■ Objective:
From the listing below, extract every line containing "this".
Start of Given entries
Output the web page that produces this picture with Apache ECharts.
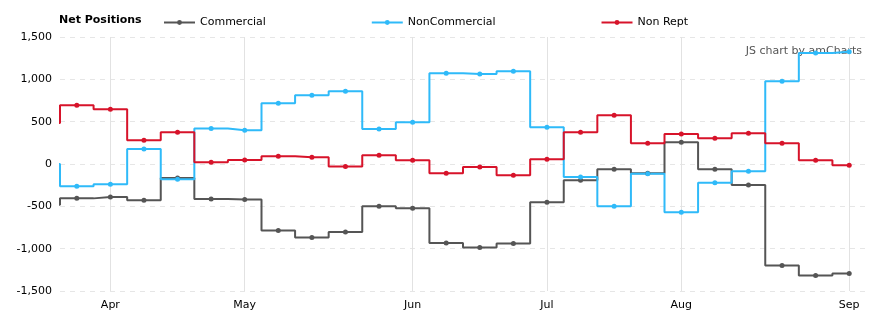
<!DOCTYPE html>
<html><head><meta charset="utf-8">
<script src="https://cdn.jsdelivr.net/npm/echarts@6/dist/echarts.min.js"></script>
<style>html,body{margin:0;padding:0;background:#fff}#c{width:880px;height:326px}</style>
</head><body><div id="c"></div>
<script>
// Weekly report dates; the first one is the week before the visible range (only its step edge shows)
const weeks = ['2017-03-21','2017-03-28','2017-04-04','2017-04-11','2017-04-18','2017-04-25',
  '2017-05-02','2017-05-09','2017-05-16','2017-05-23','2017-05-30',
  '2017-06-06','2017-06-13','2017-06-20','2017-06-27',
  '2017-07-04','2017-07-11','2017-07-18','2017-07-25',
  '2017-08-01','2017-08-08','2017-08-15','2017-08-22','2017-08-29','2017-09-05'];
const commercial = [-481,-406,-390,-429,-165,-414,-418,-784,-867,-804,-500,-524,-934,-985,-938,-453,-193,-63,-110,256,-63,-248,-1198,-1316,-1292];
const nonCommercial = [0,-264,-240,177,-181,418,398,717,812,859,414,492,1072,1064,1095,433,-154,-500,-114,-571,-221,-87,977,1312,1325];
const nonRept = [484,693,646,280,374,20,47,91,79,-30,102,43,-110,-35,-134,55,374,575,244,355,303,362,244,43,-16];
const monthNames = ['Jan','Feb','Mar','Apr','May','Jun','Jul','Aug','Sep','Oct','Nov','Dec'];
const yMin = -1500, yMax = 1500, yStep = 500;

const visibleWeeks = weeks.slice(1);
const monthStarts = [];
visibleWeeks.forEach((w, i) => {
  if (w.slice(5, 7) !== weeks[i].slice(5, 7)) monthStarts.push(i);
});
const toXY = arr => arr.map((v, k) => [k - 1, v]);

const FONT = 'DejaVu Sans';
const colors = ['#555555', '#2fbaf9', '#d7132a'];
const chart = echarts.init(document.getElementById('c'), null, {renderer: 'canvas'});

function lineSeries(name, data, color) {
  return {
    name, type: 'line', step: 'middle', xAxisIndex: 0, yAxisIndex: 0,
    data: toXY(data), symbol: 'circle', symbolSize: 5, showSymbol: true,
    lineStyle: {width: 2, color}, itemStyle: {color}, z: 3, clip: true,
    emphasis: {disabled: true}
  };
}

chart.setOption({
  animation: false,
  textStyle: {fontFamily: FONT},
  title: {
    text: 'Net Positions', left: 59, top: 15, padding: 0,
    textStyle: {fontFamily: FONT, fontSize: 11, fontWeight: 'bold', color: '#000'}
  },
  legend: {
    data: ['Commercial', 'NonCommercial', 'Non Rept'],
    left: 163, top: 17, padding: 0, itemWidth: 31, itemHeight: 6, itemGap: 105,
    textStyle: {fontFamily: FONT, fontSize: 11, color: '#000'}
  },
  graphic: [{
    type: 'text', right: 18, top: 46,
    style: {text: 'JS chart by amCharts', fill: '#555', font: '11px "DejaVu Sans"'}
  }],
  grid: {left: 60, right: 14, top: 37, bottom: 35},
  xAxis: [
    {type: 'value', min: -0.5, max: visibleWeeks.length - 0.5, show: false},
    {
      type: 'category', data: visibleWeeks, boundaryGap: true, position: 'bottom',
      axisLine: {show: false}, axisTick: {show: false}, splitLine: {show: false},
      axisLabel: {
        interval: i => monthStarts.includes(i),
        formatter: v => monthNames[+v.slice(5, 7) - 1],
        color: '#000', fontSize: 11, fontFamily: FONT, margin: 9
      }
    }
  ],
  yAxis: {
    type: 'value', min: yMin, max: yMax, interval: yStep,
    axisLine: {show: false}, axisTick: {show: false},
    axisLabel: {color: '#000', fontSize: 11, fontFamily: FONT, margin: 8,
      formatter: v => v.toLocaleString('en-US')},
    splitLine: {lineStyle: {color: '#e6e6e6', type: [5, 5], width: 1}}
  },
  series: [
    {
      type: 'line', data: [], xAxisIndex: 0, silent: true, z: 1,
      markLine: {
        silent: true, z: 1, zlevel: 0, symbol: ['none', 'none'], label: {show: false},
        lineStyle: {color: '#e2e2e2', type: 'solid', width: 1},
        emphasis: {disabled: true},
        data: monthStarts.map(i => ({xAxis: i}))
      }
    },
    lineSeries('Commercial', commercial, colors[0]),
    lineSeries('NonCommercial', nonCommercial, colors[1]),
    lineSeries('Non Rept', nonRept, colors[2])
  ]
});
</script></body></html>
End of Given entries
Start of Given entries
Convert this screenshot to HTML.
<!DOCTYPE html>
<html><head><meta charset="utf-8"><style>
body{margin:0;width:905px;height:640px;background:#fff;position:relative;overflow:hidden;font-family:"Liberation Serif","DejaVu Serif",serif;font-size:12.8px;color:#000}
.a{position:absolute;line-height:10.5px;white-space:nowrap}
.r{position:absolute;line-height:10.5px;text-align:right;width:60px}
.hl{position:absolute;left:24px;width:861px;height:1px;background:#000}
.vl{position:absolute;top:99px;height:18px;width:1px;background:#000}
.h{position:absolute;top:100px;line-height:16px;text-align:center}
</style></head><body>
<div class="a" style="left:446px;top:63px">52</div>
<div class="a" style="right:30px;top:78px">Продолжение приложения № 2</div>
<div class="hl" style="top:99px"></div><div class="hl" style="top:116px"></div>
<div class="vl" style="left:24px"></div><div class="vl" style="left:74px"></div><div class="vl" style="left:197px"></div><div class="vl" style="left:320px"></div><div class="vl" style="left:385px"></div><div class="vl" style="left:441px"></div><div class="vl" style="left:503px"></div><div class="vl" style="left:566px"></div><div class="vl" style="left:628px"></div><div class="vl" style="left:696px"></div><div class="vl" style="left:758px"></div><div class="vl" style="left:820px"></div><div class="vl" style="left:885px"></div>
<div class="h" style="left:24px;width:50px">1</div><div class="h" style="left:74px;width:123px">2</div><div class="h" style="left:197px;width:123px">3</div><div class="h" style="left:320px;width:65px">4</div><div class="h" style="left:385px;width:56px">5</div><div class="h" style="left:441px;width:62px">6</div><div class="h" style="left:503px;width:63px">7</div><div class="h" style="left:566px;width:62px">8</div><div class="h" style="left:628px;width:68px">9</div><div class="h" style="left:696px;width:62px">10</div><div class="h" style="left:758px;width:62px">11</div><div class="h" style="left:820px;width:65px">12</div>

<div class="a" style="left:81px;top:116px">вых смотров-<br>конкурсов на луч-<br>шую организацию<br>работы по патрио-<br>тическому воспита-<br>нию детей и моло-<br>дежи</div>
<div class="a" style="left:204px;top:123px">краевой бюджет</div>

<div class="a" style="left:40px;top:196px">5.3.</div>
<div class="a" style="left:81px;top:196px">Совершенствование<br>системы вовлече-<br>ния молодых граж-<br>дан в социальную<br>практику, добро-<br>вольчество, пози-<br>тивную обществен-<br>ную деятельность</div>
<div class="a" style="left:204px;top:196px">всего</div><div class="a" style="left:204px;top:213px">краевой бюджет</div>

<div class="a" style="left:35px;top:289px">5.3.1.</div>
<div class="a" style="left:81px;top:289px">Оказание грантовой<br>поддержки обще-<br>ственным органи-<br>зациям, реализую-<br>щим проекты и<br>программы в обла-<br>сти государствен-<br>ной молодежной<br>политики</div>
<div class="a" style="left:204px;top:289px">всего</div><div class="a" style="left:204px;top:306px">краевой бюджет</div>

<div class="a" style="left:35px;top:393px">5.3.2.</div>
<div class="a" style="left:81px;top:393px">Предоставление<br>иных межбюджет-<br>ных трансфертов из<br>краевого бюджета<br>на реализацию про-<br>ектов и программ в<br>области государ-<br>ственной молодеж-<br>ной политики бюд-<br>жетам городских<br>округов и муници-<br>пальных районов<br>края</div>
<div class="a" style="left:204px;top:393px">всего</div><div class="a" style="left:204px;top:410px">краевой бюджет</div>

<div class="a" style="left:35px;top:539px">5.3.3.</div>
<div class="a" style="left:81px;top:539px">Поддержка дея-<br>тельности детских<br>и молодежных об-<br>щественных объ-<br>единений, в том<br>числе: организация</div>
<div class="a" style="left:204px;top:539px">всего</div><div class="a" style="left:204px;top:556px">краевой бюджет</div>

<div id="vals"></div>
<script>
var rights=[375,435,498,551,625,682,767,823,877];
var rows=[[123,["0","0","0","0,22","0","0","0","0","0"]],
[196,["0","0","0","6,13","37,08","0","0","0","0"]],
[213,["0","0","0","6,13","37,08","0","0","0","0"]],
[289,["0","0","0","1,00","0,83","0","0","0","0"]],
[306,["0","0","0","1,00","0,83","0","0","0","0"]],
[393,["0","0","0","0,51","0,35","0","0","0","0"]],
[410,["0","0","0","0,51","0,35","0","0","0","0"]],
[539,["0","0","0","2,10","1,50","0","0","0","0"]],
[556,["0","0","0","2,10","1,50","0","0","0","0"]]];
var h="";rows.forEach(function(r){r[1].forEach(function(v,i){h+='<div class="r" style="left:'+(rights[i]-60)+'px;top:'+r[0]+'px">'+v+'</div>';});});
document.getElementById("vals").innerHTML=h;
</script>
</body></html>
End of Given entries
Start of Given entries
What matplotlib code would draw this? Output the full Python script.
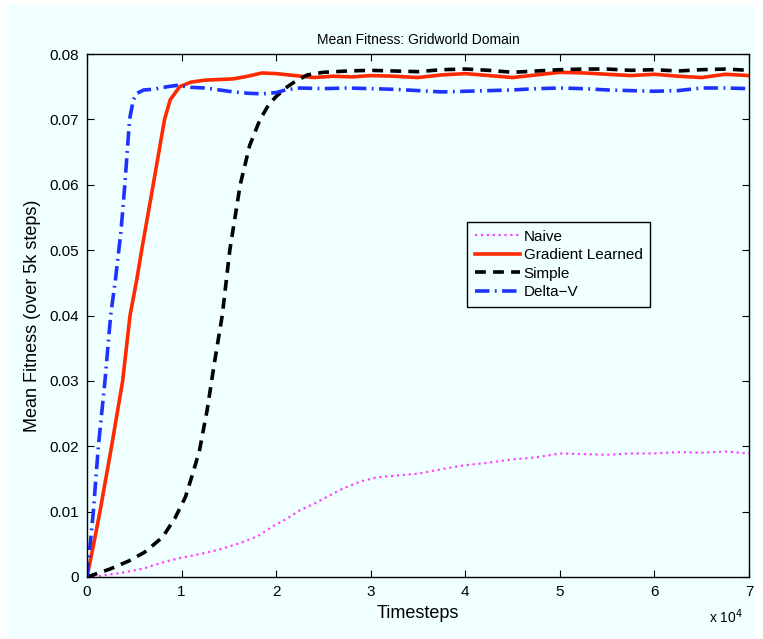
End of Given entries
■ Right answer:
Output the web page that produces this picture with Apache ECharts.
Convert this screenshot to HTML.
What matplotlib code would draw this? Output the full Python script.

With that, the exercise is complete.